I remember that I was surprised how quiet it was. There were no generators humming. Electricity must have been on again. Dr. Mohammed Al-Mutawakil sat crouched on the cushions on the floor.
He wore a beige jacket and a white headscarf, seemed as fragile as energetic, his face was lit with a warm smile. He shook my hand, invited me to sit down next to him, and offered me tea, raisins and almonds. I couldn’t help asking him how he was, how he felt after that assassination attempt and I asked him whether he wasn’t scared to leave the house. He raised his eyebrows as his smile broadened: “You know”, he said dryly, “death is better than silence. For me it's not an option to stop my work and shut up. I rather face any risk and go on with what I think is right and necessary."
Dr. Mohammed was a professor for political development and human rights and one of Yemen’s most liberal minds and cherished politicians. At the time I met him there was an atmosphere of cautious optimism in the country, or at least that is what I felt and saw in Sana’a. Dr. Mohammed seemed to mirror that: "Now we have the chance to put down our ideas and discuss what kind of state we want", he said vividly. "The Yemeni people have to participate in this process, otherwise we risk to get an authoritarian state. We are in a time, in which no one has the strenght to overpower the other. No party can rule on its own. If any party tried to do that, it would have difficulties with the tribes, with salafism, with the army and with the people belonging to other areas of the country."
He ordered some more tea and checked on the almonds and raisins. "We want a modern state", he continued. "We want democray and federalism. Without democray there will be no stability in the country. And", he added with deep concern in his voice, "we will have to find answers to the following questions :
How can we build a national army?
How can we have a court?
How can we manage to respect the law?
How can we manage to establish good and reliable institutions?

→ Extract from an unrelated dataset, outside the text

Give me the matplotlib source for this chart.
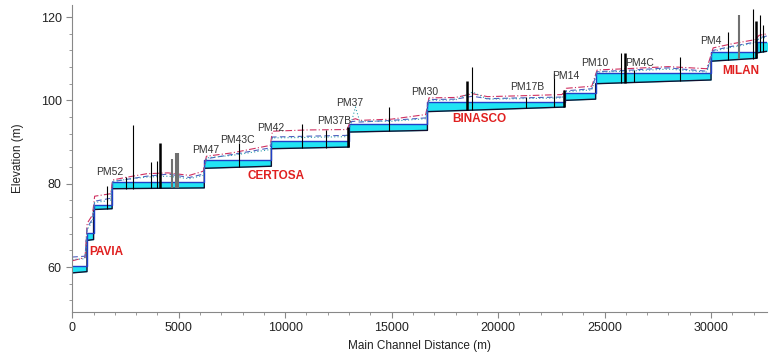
import numpy as np
import matplotlib.pyplot as plt
from matplotlib.ticker import MultipleLocator

plt.rcParams['font.family'] = ['Liberation Sans', 'DejaVu Sans']

# channel reaches between drops: start distance, bed at start/end, water surface
seg_start = [0, 690, 1000, 1870, 6200, 9350, 13000, 16680, 23130, 24580, 30000, 32150]
seg_end = [690, 1000, 1870, 6200, 9350, 13000, 16680, 23130, 24580, 30000, 32150, 32650]
bed_a = [58.6, 66.4, 73.8, 78.8, 83.7, 88.4, 92.4, 97.3, 100.0, 104.0, 109.4, 111.4]
bed_b = [58.9, 66.6, 74.0, 79.0, 84.2, 88.8, 92.8, 98.4, 100.3, 104.9, 110.1, 111.8]
ws = [60.2, 68.2, 75.0, 80.3, 85.8, 90.3, 94.4, 99.6, 101.8, 106.6, 111.6, 114.0]

# bank / ground lines
bank_x = [0, 600, 700, 950, 1050, 1800, 1900, 2500, 3500, 4500, 5500, 6150, 6300,
          7500, 9300, 9400, 11000, 12900, 13100, 13300, 13500, 15000, 16600, 16750,
          18000, 18800, 19500, 21000, 23000, 23200, 24400, 24650, 26000, 28000,
          29800, 30100, 31000, 32100, 32250, 32650]
left_bank = [61.5, 62.3, 70.5, 72.5, 77.0, 77.6, 80.9, 81.5, 82.4, 82.6, 82.0, 83.0,
             86.6, 87.4, 89.2, 92.6, 92.9, 93.0, 95.3, 95.6, 95.2, 95.5, 96.6, 100.6,
             100.7, 101.6, 100.9, 101.1, 101.4, 102.9, 103.4, 107.3, 107.6, 108.1,
             107.6, 112.6, 113.6, 114.6, 115.6, 116.0]
right_bank = [62.4, 62.6, 69.5, 71.5, 75.8, 76.5, 80.5, 81.0, 81.8, 82.3, 81.5, 82.3,
              86.0, 87.0, 88.6, 91.2, 91.4, 91.6, 94.9, 95.0, 94.8, 95.2, 95.8, 100.2,
              100.3, 101.0, 100.4, 100.6, 100.8, 102.3, 102.8, 106.9, 107.2, 107.8,
              107.0, 112.0, 113.0, 114.0, 115.0, 115.5]
mid_bank = [61.8, 62.0, 69.0, 71.0, 75.5, 76.0, 80.6, 81.0, 81.6, 81.8, 81.2, 82.0,
            86.2, 86.8, 88.2, 91.0, 91.1, 91.3, 94.6, 98.4, 95.0, 95.0, 95.6, 100.0,
            100.1, 102.0, 100.3, 100.4, 100.6, 102.1, 102.5, 106.8, 107.0, 107.5,
            106.8, 111.8, 112.8, 113.8, 114.8, 115.2]

# bridges / structures (distance, top elevation)
struct_x = [1630, 2510, 2840, 3680, 4000, 7850, 10780, 11920, 14860, 18790, 21300,
            22620, 25750, 26360, 28550, 30790, 31960, 32300, 32450]
struct_top = [79.5, 81.5, 94.0, 85.2, 85.4, 89.7, 94.4, 92.9, 98.4, 108.0, 100.8,
              106.5, 111.3, 107.2, 110.3, 116.3, 121.9, 120.5, 118.0]
pier_x = [4110, 12950, 18550, 23100, 25940, 32100]
pier_top = [89.7, 93.6, 104.6, 102.5, 111.3, 119.0]
gray_x = [4700, 4850, 4950, 31300]
gray_top = [86.0, 87.3, 87.3, 120.4]

labels = ['PM52', 'PM47', 'PM43C', 'PM42', 'PM37B', 'PM37', 'PM30', 'PM17B',
          'PM14', 'PM10', 'PM4C', 'PM4']
label_x = [1780, 6260, 7760, 9300, 12290, 13040, 16540, 21360, 23180, 24530, 26640, 30000]
label_y = [82.8, 88.0, 90.4, 93.3, 95.0, 99.3, 102.0, 103.2, 105.8, 108.9, 108.9, 114.2]
towns = ['PAVIA', 'CERTOSA', 'BINASCO', 'MILAN']
town_x = [1590, 9580, 19110, 31400]
town_y = [63.6, 81.8, 95.5, 107.0]


def bed_at(x):
    # bed elevation inside the reach that contains x
    for s, e, a, b in zip(seg_start, seg_end, bed_a, bed_b):
        if s <= x < e:
            return a + (b - a) * (x - s) / (e - s)
    return bed_b[-1]


fig = plt.figure(figsize=(7.69, 3.55), dpi=100)
ax = fig.add_axes([0.094, 0.121, 0.904, 0.865])

# water between bed and surface, one reach at a time
for s, e, a, b, w in zip(seg_start, seg_end, bed_a, bed_b, ws):
    ax.fill_between([s, e], [a, b], [w, w], color='#20e4f4', lw=0)

# stepped bed and water surface
bx, by, wx, wy = [0], [55.0], [], []
for s, e, a, b, w in zip(seg_start, seg_end, bed_a, bed_b, ws):
    bx += [s, e]
    by += [a, b]
    wx += [s, e]
    wy += [w, w]
ax.plot(bx, by, color='#101030', lw=1.0)
ax.plot(wx, wy, color='#2040c8', lw=1.0)

ax.plot(bank_x, left_bank, color='#d03060', lw=0.8, ls=(0, (6, 2, 1, 2)))
ax.plot(bank_x, right_bank, color='#5060c0', lw=0.8, ls=(0, (5, 3)))
ax.plot(bank_x, mid_bank, color='#30a0b0', lw=0.8, ls=(0, (1, 2)))

ax.vlines(struct_x, [bed_at(x) for x in struct_x], struct_top, color='black', lw=0.8)
ax.vlines(pier_x, [bed_at(x) for x in pier_x], pier_top, color='black', lw=1.8)
ax.vlines(gray_x, [bed_at(x) for x in gray_x], gray_top, color='#707070', lw=1.5)

for t, x, y in zip(labels, label_x, label_y):
    ax.text(x, y, t, fontsize=7.5, color='#333333', ha='center', va='center')
for t, x, y in zip(towns, town_x, town_y):
    ax.text(x, y, t, fontsize=8.5, color='#e02020', fontweight='bold',
            ha='center', va='center')

ax.set_xlim(0, 32650)
ax.set_ylim(49.2, 122.9)
ax.xaxis.set_major_locator(MultipleLocator(5000))
ax.xaxis.set_minor_locator(MultipleLocator(1000))
ax.yaxis.set_major_locator(MultipleLocator(20))
ax.yaxis.set_minor_locator(MultipleLocator(4))
for sp in ['top', 'right']:
    ax.spines[sp].set_visible(False)
for sp in ['left', 'bottom']:
    ax.spines[sp].set_color('#888888')
ax.tick_params(which='both', colors='#888888', labelcolor='#222222', labelsize=9)
ax.tick_params(which='major', length=4)
ax.tick_params(which='minor', length=2.5)
ax.set_xlabel('Main Channel Distance (m)', fontsize=8.5, color='#222222')
ax.set_ylabel('Elevation (m)', fontsize=8.5, color='#222222', labelpad=12)

fig.savefig('out.png', dpi=100)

How can we arrange for clean and free elections?
How can we achieve equality between Muslims and non Muslims?
How can we achieve equality between men and women?"
Dr. Mohammed's face darkended. "55 percent of the Yemeni people are women. Can we just leave them at home? No! We have to push them. They have to be educated!"
I must admit, I was deeply moved by his words. I felt his love for his country. And I felt that he wanted it to surmount religious and political fundamentalism, he wanted it to overcome the inequality between men and women. He wanted Yemen to prosper.
I almost envied the Yemenis for this politician. In Switzerland deep passion for politics has become scarce - with politicians as well as with the people itself. Maybe it's because most of the things here run smoothly (well, more or less, at least) and the institutions are stable as rocks. Smoothness and stability are highly valued assets and we have worked hard to reach them, but they make passion superfluous. That's a pity. Because passion triggers passion. I think, that is why Dr. Mohammed left such an impression on me. And: I loved his smile.
"Now we have a road to go together", he said while we got up to say goodbye. "And let us go and say what we want to say. We have to do that for our children. It will take time, you know. But we have to start."
Last Sunday, the 2nd of November 2014, Dr. Mohammed Abdul-Malik Al-Mutawakil, was shot by unidentified gunmen on motorbikes. And in that night he didn't manage to escape death. I heard of his assassination from a dear friend of mine, and I sensed her tears. "God bless him", she wrote. "He was the last honest mind in Yemen, and we will not find any prosperity, because there are no more people like him."
But death is better than silence. Maybe his death will provoke the changes he strove for.